After taking a step back in time as we toured Old Sturbridge Village, Boston, and Concord, Massachusetts, we headed to Cape Cod for the last two days of our trip. Unlike many overrated tourist attractions, the Cape definitely lived up to its reputation. I often found myself comparing it to my favorite fall getaway, Door County in upper Wisconsin; both are filled with quaint little shops, charming restaurants, and beautiful natural scenery. However, the Cape has one advantage over Door County, and that is the ocean, which I was able to fully appreciate after spending nearly a whole day on the beach. One of my fondest memories of our vacation is walking out on a sand bar with my sister, with our "clam-diggers" rolled up above our knees and the ground-up seashells chaffing our bare feet. On and on we waded through the sparkling blue ripples, wondering why the water still hadn't risen above our knees. We were probably at least fifty yards out from the shore before we decided to turn back and hunt for more seashells. Ten minutes later, the tide had come back in, and our little wading pool had become an ocean once again.

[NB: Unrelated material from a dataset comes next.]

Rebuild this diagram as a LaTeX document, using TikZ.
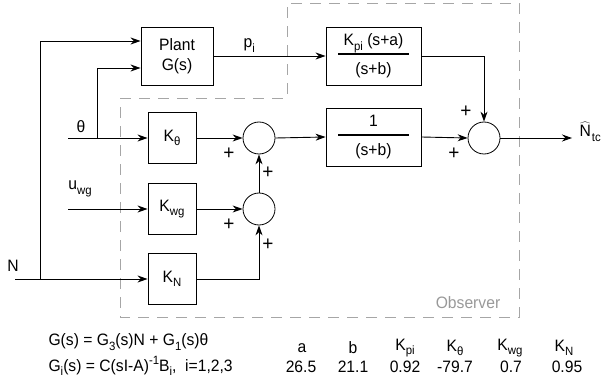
\documentclass[tikz,border=0pt]{standalone}
\usepackage{fontspec}
\setmainfont{Liberation Sans}[FakeStretch=0.95]
\usepackage{tikz}
\usetikzlibrary{arrows.meta, positioning, calc}

\newcommand{\lsub}[1]{\raisebox{-4.5pt}{\fontsize{12}{14}\selectfont #1}}
\newcommand{\lsup}[1]{\raisebox{6.5pt}{\fontsize{12}{14}\selectfont #1}}

\begin{document}
\begin{tikzpicture}[
    x=1pt, y=-1pt,
    every node/.style={font=\fontsize{16.5}{19.5}\selectfont},
    block/.style={rectangle, draw, line width=0.9pt, minimum width=48pt, minimum height=51pt, inner sep=0pt},
    wideblock/.style={block, minimum width=95pt, minimum height=58pt, align=center},
    sumnode/.style={circle, draw, line width=0.8pt, minimum size=32pt, inner sep=0pt},
    arr/.style={-{Stealth[length=10pt, width=7pt]}, line width=0.9pt},
    sign/.style={inner sep=0pt, font=\fontsize{20}{22}\selectfont},
    obs/.style={draw=gray!70, dash pattern=on 11pt off 8pt, line width=0.9pt}
]
\useasboundingbox (0,0) rectangle (602,390);

% Observer outline
\draw[obs] (120,98) -- (287,98) -- (287,3) -- (519,3) -- (519,317) -- (120,317) -- cycle;
\node[text=gray!80] (obslbl) at (468,303) {Observer};

% Plant and observer blocks
\node[block, minimum width=72pt, minimum height=58pt, align=center] (plant) at (177,56) {Plant\\G(s)};
\node[wideblock] (Kpi) at (373.5,56) {K\lsub{pi} (s+a)\\[-10pt]\rule{71pt}{2pt}\\[0pt](s+b)};
\node[wideblock] (filt) at (373.5,137) {1\\[-10pt]\rule{71pt}{2pt}\\[0pt](s+b)};
\node[block] (Kth) at (172,138) {K\lsub{θ}};
\node[block] (Kwg) at (172,209) {K\lsub{wg}};
\node[block] (KN) at (172,279) {K\lsub{N}};

% Summing junctions
\node[sumnode] (sum1) at (259,138) {};
\node[sumnode] (sum3) at (259,209) {};
\node[sumnode] (sum2) at (484,138) {};

% Inputs and output
\coordinate (thin) at (68,138);
\coordinate (thbr) at (97,138);
\coordinate (uin) at (68,209);
\coordinate (Nin) at (15,279);
\coordinate (Nbr) at (40,279);
\coordinate (out) at (572,138);

\node (thlbl) at (81,127) {θ};
\node (ulbl) at (80,189) {u\lsub{wg}};
\node (Nlbl) at (13,266) {N};
\node[anchor=west] (outlbl) at (576,132) {$\widehat{\mbox{N}}$\hspace{1pt}\lsub{tc}};

% Connections
\draw[arr] (thin) -- (Kth.west);
\draw[arr] (thbr) |- ($(plant.west)+(0,12)$);
\draw[arr] (uin) -- (Kwg.west);
\draw[arr] (Nin) -- (KN.west);
\draw[arr] (Nbr) |- ($(plant.west)+(0,-15)$);
\draw[arr] (plant.east) -- node[above, pos=0.32] {p\lsub{i}} (Kpi.west);
\draw[arr] (Kth.east) -- (sum1.west);
\draw[arr] (Kwg.east) -- (sum3.west);
\draw[arr] (KN.east) -| (sum3.south);
\draw[arr] (sum3) -- (sum1);
\draw[arr] (sum1.east) -- (filt.west);
\draw[arr] (filt.east) -- (sum2.west);
\draw[arr] (Kpi.east) -| (sum2.north);
\draw[arr] (sum2.east) -- (out);

% Signs
\node[sign] (s1a) at (229,154) {+};
\node[sign] (s1b) at (268,173) {+};
\node[sign] (s3a) at (229,225) {+};
\node[sign] (s3b) at (268,245) {+};
\node[sign] (s2a) at (466,112) {+};
\node[sign] (s2b) at (454,154) {+};

% Equations
\node[anchor=west] (eq1) at (45,342) {G(s) = G\lsub{3}(s)N + G\lsub{1}(s)θ};
\node[anchor=west] (eq2) at (45,366) {G\lsub{i}(s) = C(sI-A)\lsup{-1}B\lsub{i},\ \ i=1,2,3};

% Parameter table
\node (ha) at (302,348) {a};
\node (hb) at (353,348) {b};
\node (hKpi) at (405,348) {K\lsub{pi}};
\node (hKth) at (455,348) {K\lsub{θ}};
\node (hKwg) at (510,348) {K\lsub{wg}};
\node (hKN) at (564,348) {K\lsub{N}};
\node (va) at (301,367) {26.5};
\node (vb) at (353,367) {21.1};
\node (vKpi) at (405,367) {0.92};
\node (vKth) at (455,367) {-79.7};
\node (vKwg) at (511,367) {0.7};
\node (vKN) at (567,367) {0.95};
\end{tikzpicture}
\end{document}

The next day, as we drove through the verdant, rolling hills of Connecticut, heading back to the flat Midwestern plains of Illinois, I experienced the usual "post-vacation blues," thinking about the exciting past two weeks and the fact that they were over forever. Then I pulled out the journal that had hardly left my side during the entire trip and comforted myself by reading my own account of those pleasant experiences. In poring over the hastily written paragraphs, I relived my memories of the past two weeks, and since then, I have made many similar trips down "memory lane" and along the East Coast. Someone once said that God gave us memory so that we might have roses in December. Indeed, the bloom of those two beautiful weeks in July will never fade as long as I retain the treasured memories carefully stored up in my tattered journal.